Even if their [tenant] income is fully indexed, the time lag for 'catch-up' with soaring costs might stump some.

2sporrans
25/10/2022
11:22
I just plotted the prices of CSH and SOHO against Grainger GRI for the last six months. The market seems to have the same down on Grainger, a general ordinary housing landlord, as on the specialists. There doesn't appear to be any special dislike for social housing, just an appreciation that asset values may fall (house price crash) and that yields have to be adjusted against the now much higher bank base rate.

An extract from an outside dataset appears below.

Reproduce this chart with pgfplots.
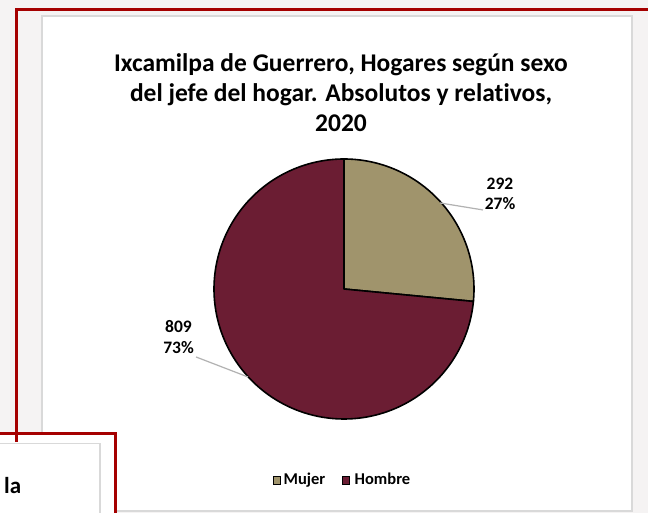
\documentclass[border=0pt]{standalone}
\usepackage{pgfplots}
\pgfplotsset{compat=1.18}
\usepackage{fontspec}
\setmainfont{Carlito}[Ligatures=NoCommon]
\definecolor{mujer}{HTML}{A0946C}
\definecolor{hombre}{HTML}{6B1D33}
\definecolor{frame}{HTML}{A50000}
\definecolor{bgc}{HTML}{F5F3F3}
\definecolor{boxc}{HTML}{D9D9D9}
\pgfmathsetmacro{\vM}{292}
\pgfmathsetmacro{\vH}{809}
\pgfmathsetmacro{\aM}{360*(\vM/(\vM+\vH))}
\pgfmathsetmacro{\aS}{90-\aM}
\pgfmathsetmacro{\aE}{90+360-\aM}
\begin{document}
\begin{tikzpicture}[x=1pt,y=1pt]
\path[use as bounding box] (0,0) rectangle (648,513);
\fill[bgc] (0,0) rectangle (648,513);
% chart area
\filldraw[fill=white,draw=boxc,line width=1.5pt] (42,497) rectangle (632,2);
% outer red frame
\draw[frame,line width=3pt] (16.5,71) -- (16.5,503.5) -- (650,503.5);
% title
\begin{scope}[every node/.style={font=\fontsize{25.5}{30}\selectfont\bfseries,anchor=base,inner sep=0pt}]
\node at (341,441) {Ixcamilpa de Guerrero, Hogares según sexo};
\node at (341,411) {del jefe del hogar. Absolutos y relativos,};
\node at (341,381) {2020};
\end{scope}
\begin{axis}[at={(344pt,224pt)},anchor=center,x=130pt,y=130pt,
  xmin=-1.5,xmax=1.5,ymin=-1.5,ymax=1.5,hide axis,clip=false]
\addplot[fill=mujer,draw=black,line width=1.6pt,line join=round,domain=\aS:90,samples=80,variable=\t]
  ({cos(\t)},{sin(\t)}) -- (axis cs:0,0) -- cycle;
\addplot[fill=hombre,draw=black,line width=1.6pt,line join=round,domain=90:\aE,samples=200,variable=\t]
  ({cos(\t)},{sin(\t)}) -- (axis cs:0,0) -- cycle;
\addplot[gray!60,line width=1.2pt] coordinates {(0.738,0.662) (1.069,0.608)};
\addplot[gray!60,line width=1.2pt] coordinates {(-0.738,-0.677) (-1.138,-0.523)};
\begin{scope}[every node/.style={font=\fontsize{17.5}{20}\selectfont\bfseries,anchor=base,inner sep=0pt}]
\node at (axis cs:1.2,0.7615) {292};
\node at (axis cs:1.2,0.6077) {27\%};
\node at (axis cs:-1.273,-0.338) {809};
\node at (axis cs:-1.273,-0.5) {73\%};
\end{scope}
\end{axis}
% legend
\filldraw[fill=mujer,draw=black,line width=1pt] (273,28.5) rectangle (280,36);
\node[font=\fontsize{16.5}{18}\selectfont\bfseries,anchor=base west,inner sep=0pt] at (283.5,28) {Mujer};
\filldraw[fill=hombre,draw=black,line width=1pt] (342,28.5) rectangle (349,36);
\node[font=\fontsize{16.5}{18}\selectfont\bfseries,anchor=base west,inner sep=0pt] at (354.5,28) {Hombre};
% bottom-left box
\fill[white] (-1,-1) rectangle (115.5,79.5);
\draw[frame,line width=3pt] (-2,79.5) -- (115.5,79.5) -- (115.5,-2);
\draw[frame,line width=3pt] (16.5,79.5) -- (16.5,71);
\filldraw[fill=white,draw=boxc,line width=1.5pt] (-2,69.5) -- (100,69.5) -- (100,-2);
\node[font=\fontsize{23}{26}\selectfont\bfseries,anchor=base west,inner sep=0pt] at (4,19) {la};
\end{tikzpicture}
\end{document}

The higher yoeld on CSH and SOHO doubtless reflects the higher costs that would be incurred if the charities renting their social housing were to default. For GRI it would be relatively simple to evict the tenant and install a new one who could pay!

tux223
25/10/2022
10:21
goingloco:

1: Show me a REIT that is paying back its loan unless they redeem it all? They are all interest only as you are required to pay 90% of all profits to shareholders.
2: Try reading RNS's. "The Government consultation, launched by the Department for Levelling Up, Housing and Communities, on a new social housing rent cap in 2023 currently excludes Specialist Supported Housing and other specialist sub-sectors"
3. Rent is paid direct to the Registered Providers in the vast majority of cases as the tenants often have special needs.
4. Read more RNS's. In cases where a registered provider has ended a lease early, other providers have stepped up with minimal changes.

debeege
20/10/2022
19:46
I looked recently at both CSH and SOHO and came to the same conclusion. The providers (charities) are the weak link and the reason for share price underperformance.

I agree with all the points you make.

FWIW, the straightforward build-to-rent sector has some attractions: PRSR for example. Directors have been buying heavily, recent statements have been positive, and almost all its homes are currently built by Vistry.

jonwig
20/10/2022
18:43
Civitas and TriplePoint both mentioned in a newsletter by the DT's Richard Evans today, based on the prospective dividend yields of over 8%.

I would like yields of 8%+ in my income portfolio (actually my SIPP).

But as I see it these REITS could be skating on thin ice for 3 reasons.

1. The usual REIT risk of debt ie: "good" gearing in the good times, dangerous debt now even though SOHO has fixed interest long-term debt - but it's interest only so will have to be rolled over
2. The business model where the REIT owns the properties and leases them to "Approved Providers" who pay inflation-indexed rent (actually its capped in most cases) to the REIT, run the properties, collect rents from tenants, and help the tenants get the housing benefit which in most cases (I believe) is where the actual income comes from. These Approved providers are struggling at the moment because of increased costs and the government wants to cap the income they receive, caps of3%, 5% and 7% are being considered. Also there's always the risk that an Approved Provider could lose its status. How would the REIT handle a situation where its tenant had failed and it is now the direct landlord of numerous individuals, most of whom require care of some kind? Presumably some sort of work-around would be found but the idea of a nice steady inflation-indexed income would have evaporated.

I'm talking myself out of these investments - would anyone like to enthuse me and tell me why I'm being too pessimistic?

goingloco
09/10/2022
07:15
Edison also covers CSH. Home page here:



Last note was in May.
I'll be looking to buy one of CSH and SOHO, but I want to see what plans this "government" has in mind for the sector.

jonwig
08/10/2022
13:25
You are correct. Apologies
kaffee
08/10/2022
10:24
hxxps://www.shorttracker.co.uk/company/GB00BD8HBD32/0.5% short. Not 190m. Circa 3m shares.
alanpro1
08/10/2022
09:31
Well the discount isn't bothering some, 190m to the short side and opened quite recently......

hxxps://shorteurope.com/details_company.php?company=CIVITAS%20SOCIAL%20HOUSING%20PLC&land=united_kingdom

kaffee
08/10/2022
08:20
The note does help there. The APs seem to be the problem. But there's also uncertainty about the amount of government support and inflation-linking. The Truss regime appears to be sending mixed signals about lots of things.